So I sat down and thoroughly calculated the Christoffel Symbols and Ricci tensor for the following 2-dimensional metric:
$$g_{xx}=R^2\frac{1-y^2}{(1-x^2-y^2)^2},\,g_{yy}=R^2\frac{1-x^2}{(1-x^2-y^2)^2},\,g_{xy}=g_{yx}=R^2\frac{xy}{(1-x^2-y^2)^2}$$
where $x^2+y^2<1$.
In the book I found this metric, it was mentioned that for this metric the distance between two points is unbounded. It turns out that the Ricci scalar is $R=-\frac{2}{R^2}$. So I am troubled with two things:
(1) Why is the distance between two objects unbounded when the space is described by that metric? (2) Is there any connection between the surface of a 2-d sphere and this particular metric?
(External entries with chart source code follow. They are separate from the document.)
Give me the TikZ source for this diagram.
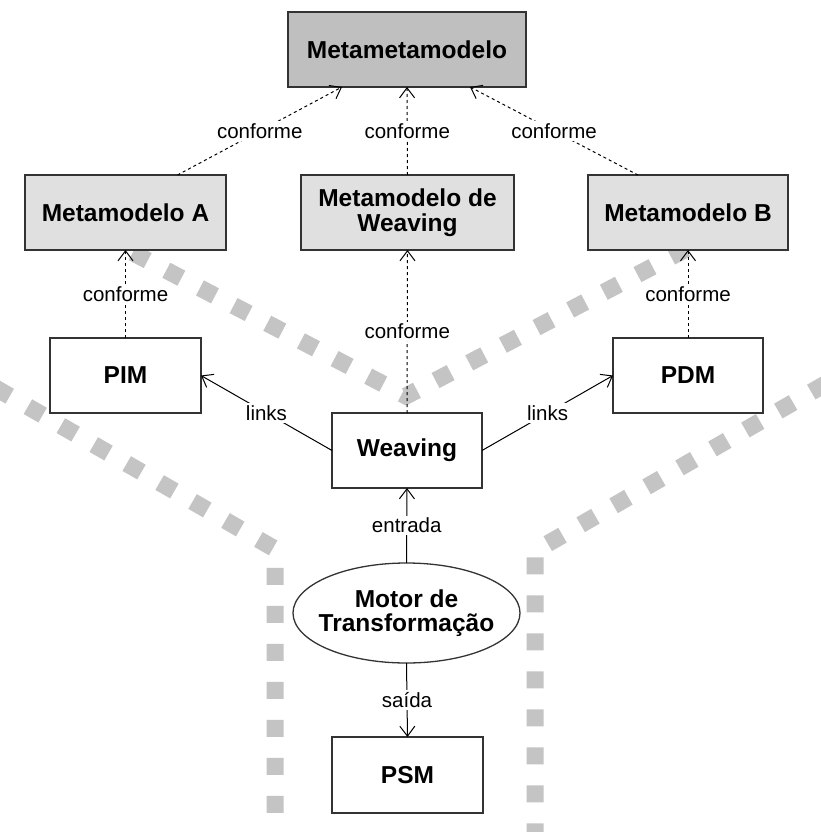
\documentclass[tikz,border=0pt]{standalone}
\usepackage{fontspec}
\setmainfont{Liberation Sans}
\usetikzlibrary{arrows.meta,shapes.geometric,calc}
\definecolor{boxline}{HTML}{333333}
\definecolor{metafill}{HTML}{BFBFBF}
\definecolor{mmfill}{HTML}{E0E0E0}
\definecolor{sepgray}{HTML}{C4C4C4}
\begin{document}
\begin{tikzpicture}[x=1pt,y=-1pt,
  every node/.style={inner sep=0pt,outer sep=0pt},
  boxtext/.style={align=center,font=\fontsize{24.5}{24.5}\selectfont\bfseries},
  box/.style={boxtext,draw=boxline,line width=1.3pt,fill=white},
  metabox/.style={box,fill=mmfill,minimum height=75pt},
  motor/.style={draw=boxline,line width=1.3pt,fill=white,ellipse,minimum width=227pt,minimum height=100pt},
  conn/.style={line width=1pt,-{Straight Barb[length=10pt,width=15pt]}},
  conf/.style={conn,dash pattern=on 3pt off 3pt},
  lbl/.style={fill=white,inner sep=2pt,font=\fontsize{20.5}{22}\selectfont},
  sepline/.style={draw=sepgray,line width=17pt,dash pattern=on 17pt off 21pt,line join=miter}]
\useasboundingbox (0,0) rectangle (821,832);
\fill[white] (0,0) rectangle (821,832);

% separators between the model spaces
\begin{scope}
\clip (0,0) rectangle (821,832);
\draw[sepline] (-5,387.7) -- (275,549) -- (275,845);
\draw[sepline] (826,383.6) -- (535,551) -- (535,845);
\draw[sepline] (99,235) -- (406,396) -- (713,235);
\end{scope}

% boxes
\node[box,fill=metafill,minimum width=238pt,minimum height=75pt] (mmm) at (407,49.5) {Metametamodelo};
\node[metabox,minimum width=201pt] (mma) at (125.5,212.5) {Metamodelo A};
\node[metabox,minimum width=213pt] (mmw) at (407.5,212.5) {Metamodelo de\\Weaving};
\node[metabox,minimum width=200pt] (mmb) at (688,212.5) {Metamodelo B};
\node[box,minimum width=151pt,minimum height=75pt] (pim) at (125.5,375.5) {PIM};
\node[box,minimum width=150pt,minimum height=75pt] (pdm) at (688,375.5) {PDM};
\node[box,minimum width=150pt,minimum height=75pt] (weav) at (407,450.5) {Weaving};
\node[motor] (mot) at (406.5,613) {};
\node[boxtext] (mottext) at (mot.center) {Motor de\\Transformação};
\node[box,minimum width=151pt,minimum height=76pt] (psm) at (407.5,775) {PSM};

% conformance relations
\draw[conf] ($(mma.north)+(52,0)$) -- node[lbl]{conforme} ($(mmm.south)+(-65,0)$);
\draw[conf] (mmw.north) -- node[lbl]{conforme} (mmm.south);
\draw[conf] ($(mmb.north)+(-50,0)$) -- node[lbl]{conforme} ($(mmm.south)+(63,0)$);
\draw[conf] (pim.north) -- node[lbl]{conforme} (mma.south);
\draw[conf] (weav.north) -- node[lbl]{conforme} (mmw.south);
\draw[conf] (pdm.north) -- node[lbl]{conforme} (mmb.south);

% weaving links and transformation
\draw[conn] (weav.west) -- node[lbl]{links} (pim.east);
\draw[conn] (weav.east) -- node[lbl]{links} (pdm.west);
\draw[conn] (mot.north) -- node[lbl]{entrada} (weav.south);
\draw[conn] (mot.south) -- node[lbl]{saída} (psm.north);
\end{tikzpicture}
\end{document}
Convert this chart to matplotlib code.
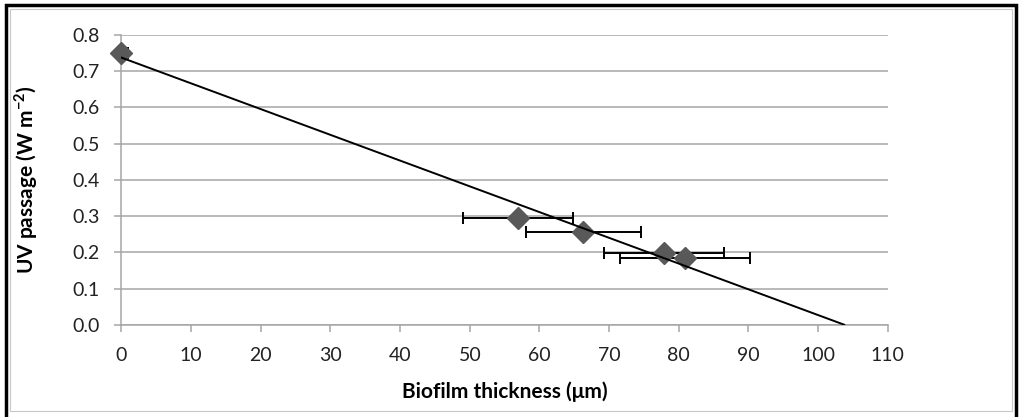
import numpy as np
import matplotlib
matplotlib.use("Agg")
import matplotlib.pyplot as plt
from matplotlib.patches import Rectangle

plt.rcParams["font.family"] = ["Lato", "DejaVu Sans"]

# biofilm thickness (um), horizontal error (um), UV passage (W m-2)
thickness = [0.0, 56.9, 66.3, 77.9, 80.9]
thickness_err = [1.0, 7.9, 8.3, 8.6, 9.3]
uv_passage = [0.75, 0.296, 0.255, 0.199, 0.183]

x_ticks = list(range(0, 111, 10))
y_ticks = [0.0, 0.1, 0.2, 0.3, 0.4, 0.5, 0.6, 0.7, 0.8]

grid_col = "#a6a6a6"
marker_col = "#595959"

fig = plt.figure(figsize=(10.21, 4.17), dpi=100)
ax = fig.add_axes([0.119, 0.2213, 0.7505, 0.6947])

# linear trendline, extended forward to where it hits zero
slope, intercept = np.polyfit(thickness, uv_passage, 1)
x_end = -intercept / slope
ax.plot([0, x_end], [intercept, 0], color="black", lw=1.4, zorder=4)

ax.errorbar(thickness, uv_passage, xerr=thickness_err, fmt="none",
            ecolor="black", elinewidth=1.4, capsize=4.5, capthick=1.4, zorder=2)
ax.plot(thickness, uv_passage, ls="none", marker="D", ms=11,
        color=marker_col, mec=marker_col, zorder=3, clip_on=False)

ax.set_xlim(0, 110)
ax.set_ylim(0, 0.8)
ax.set_xticks(x_ticks)
ax.set_yticks(y_ticks)
ax.set_yticklabels([f"{v:.1f}" for v in y_ticks])
ax.yaxis.grid(True, color=grid_col, lw=1.1)
ax.set_axisbelow(True)

for side in ["top", "right"]:
    ax.spines[side].set_visible(False)
for side in ["left", "bottom"]:
    ax.spines[side].set_color(grid_col)
    ax.spines[side].set_linewidth(1.1)
ax.tick_params(axis="both", direction="out", length=5, width=1.1,
               color=grid_col, labelsize=14, labelcolor="#222222", pad=11)

ax.set_xlabel("Biofilm thickness (\u03bcm)", fontsize=15, fontweight="bold")
ax.set_ylabel("UV passage (W m$^{\\mathregular{-2}}$)", fontsize=15,
              fontweight="bold")
ax.xaxis.set_label_coords(0.5, -0.195)
ax.yaxis.set_label_coords(-0.107, 0.5)

# frame around the whole chart
fig.patches.append(Rectangle((6 / 1021, -0.05), (1015.5 - 6) / 1021,
                             1.05 - 5.5 / 417, transform=fig.transFigure,
                             fill=False, ec="black", lw=2.5))
fig.patches.append(Rectangle((9.5 / 1021, 1 - 411 / 417), (1012 - 9.5) / 1021,
                             (411 - 8.5) / 417, transform=fig.transFigure,
                             fill=False, ec="#c8c8c8", lw=0.8))

fig.savefig("out.png", dpi=100)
OK, I've double-checked your computations (with assistance from Mathematica). The Gauss equations do give $K=1$ with $R=1$. I believe this is just an open-disk model for a hemisphere using a combination of orthogonal projection and stereographic projection. The surface is not complete, but certainly the distances stay bounded. (For example, check the metric is rotationally symmetric about the origin. Now compute the length of the line segment from $(0,0)$ to $(1-\epsilon,0)$ and you'll see this approaches $\pi/2$, as it should.)